What makes interface utilization analysis effective

Effective utilization analysis depends on accurate interface-speed configuration, reliable telemetry collection, consistent polling intervals, and retained time-series telemetry.

Operational challenges commonly include:

  • Polling granularity masking burst traffic
  • Virtual-interface inconsistencies
  • Cloud-provider telemetry limitations
  • Distributed environments with inconsistent exporters
  • Difficulty correlating utilization with specific traffic sources

Monitoring quality also depends on telemetry granularity, percentile analysis, historical baselines, measurement intervals, and the ability to distinguish persistent load growth from short-duration traffic spikes.

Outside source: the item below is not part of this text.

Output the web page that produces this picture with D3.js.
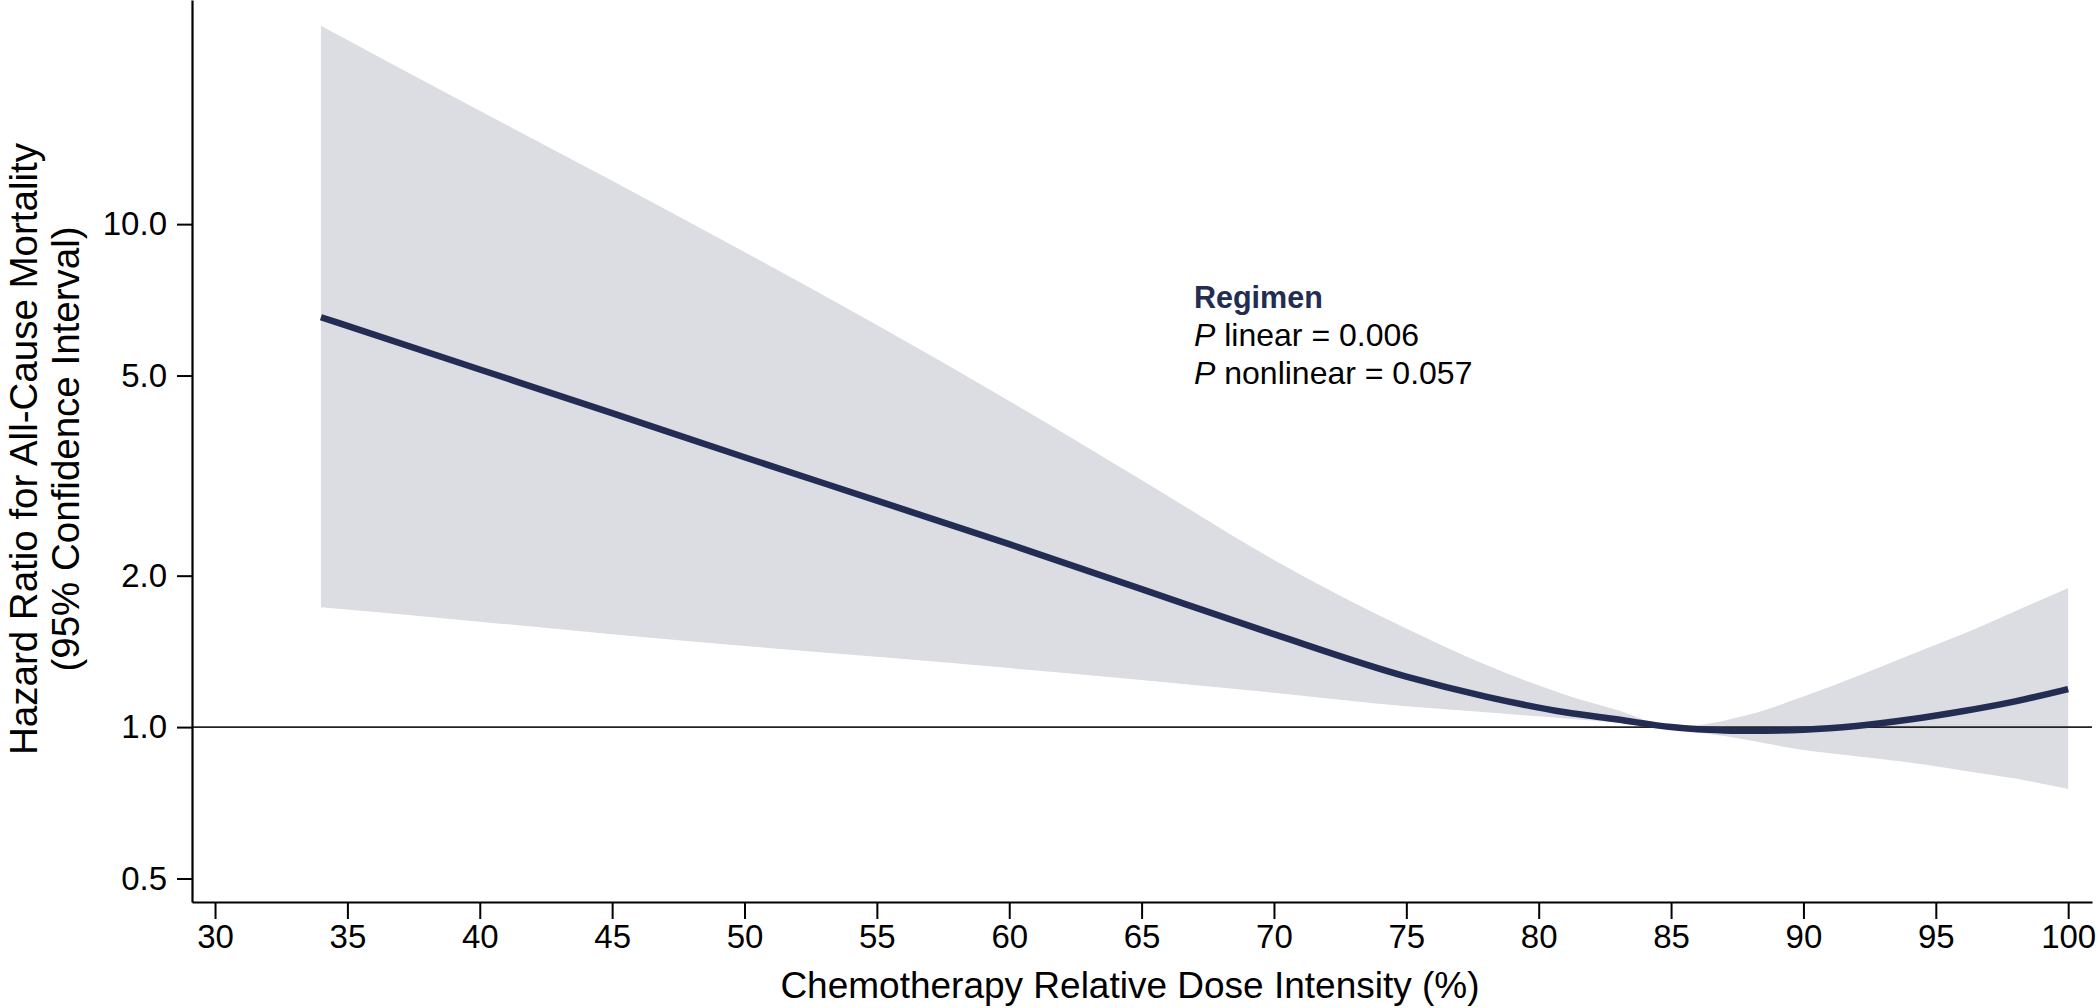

Organizations commonly improve utilization analysis by retaining detailed telemetry history, correlating utilization with flow and application visibility, establishing utilization thresholds, and using centralized dashboards and alerting systems for network analysis.

Combining counter-based utilization metrics with flow-based traffic visibility significantly improves the ability to identify which hosts, applications, or conversations are contributing to congestion conditions.


In Trisul

Trisul supports interface-utilization analysis through NetFlow, IPFIX, sFlow, and J-Flow telemetry analysis combined with traffic-history analysis and visualization workflows.

Using Trisul, operators can correlate sustained utilization growth with specific applications, WAN paths, hosts, protocols, or ASN traffic patterns to determine which traffic sources are contributing to congestion risk or uneven bandwidth consumption.

Traffic-history workflows help teams investigate recurring high-utilization windows, oversubscription patterns, abnormal traffic growth, ingress-versus-egress imbalance, and persistent load conditions affecting WAN, cloud, internet-edge, or core-network interfaces.

Trisul workflows commonly combine:

  • Flow telemetry
  • Historical traffic analysis
  • Traffic-pattern visualization
  • ASN and BGP context analysis
  • Traffic investigations and dashboards

These capabilities are particularly useful for WAN monitoring, congestion analysis, traffic engineering, network reporting, and capacity-planning workflows.


  • Interface saturation
  • Bandwidth monitoring
  • Flow monitoring
  • WAN monitoring
  • Capacity planning
  • QoS
  • Traffic engineering

Frequently asked questions

What is interface utilization?

Interface utilization is the percentage of a network interface’s available bandwidth currently being used over a given time interval. It is a core metric for monitoring link load, congestion risk, traffic growth, and network capacity.

How is interface utilization measured?

Interface utilization is measured by comparing observed traffic volume against the configured or effective bandwidth of the interface during a specific time interval. For example, 500 Mbps on a 1 Gbps interface represents 50 percent utilization.

Why is interface utilization important?

Interface utilization is important because it helps operators understand link load, identify congestion risks, analyze traffic growth, support capacity planning, and troubleshoot network performance issues.

How is interface utilization used in analytics?

Interface utilization is used to identify busy links, analyze traffic trends, investigate congestion, compare traffic distribution across paths, and determine whether circuits are approaching saturation.

How does Trisul support interface utilization analysis?

Trisul supports interface-utilization analysis through traffic visibility, utilization tracking, historical telemetry analysis, and visualization workflows that help operators analyze link load and long-term traffic growth.